After a move to Hollywood in the early 1950s, Weldon, along with Webster, was hired by producer Ralph Edwards to host a short-lived kids version of the game show Truth or Consequences, followed by a succession of other similar gigs throughout the decade.
Weldon’s Webster voice made him a natural for a new duck character envisioned by the Hanna-Barbera animation studio, and in 1961 Yakky Doodle debuted on the studio’s third half-hour series The Yogi Bear Show, joining other characters including Yogi, Boo Boo and Snagglepuss. Yakky, a cute but feisty yellow duckling with bright green wing feathers, shared his segments with pal Chopper the bulldog (voiced by Vance Colvig in a gruff Fred Flintstone style), the canine forever protecting little Yakky from the ravenous Fibber Fox (Daws Butler, impersonating neurotic comic Shelley Berman) or Alfy Gator (Butler again, this time doing Alfred Hitchcock).

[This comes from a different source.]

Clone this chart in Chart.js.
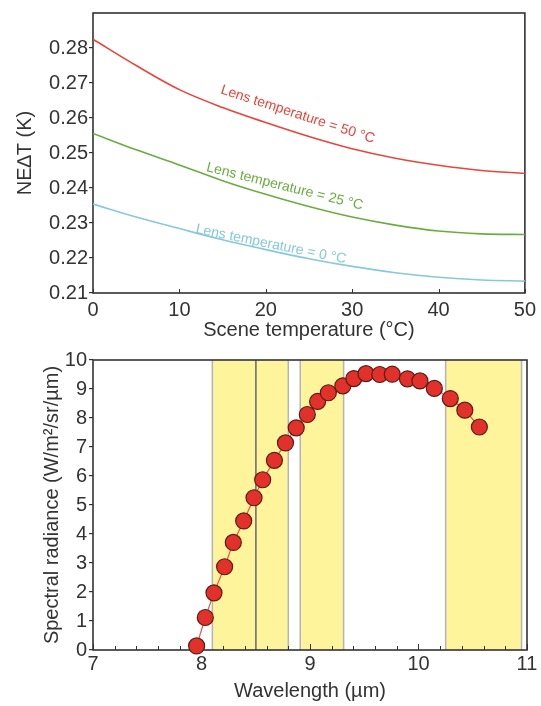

While Yakky would be Weldon’s most popular creation, he’d go on to voice characters on other Hanna-Babera series for several decades, including in the series Challenge of the Superfriends, Fred Flintstone and Friends, and Scooby-Doo and Scrappy-Doo.
Weldon also made single-episode acting appearances on series including The Waltons, Diff’rent Strokes, B.J. and the Bear and The Rockford Files, among others.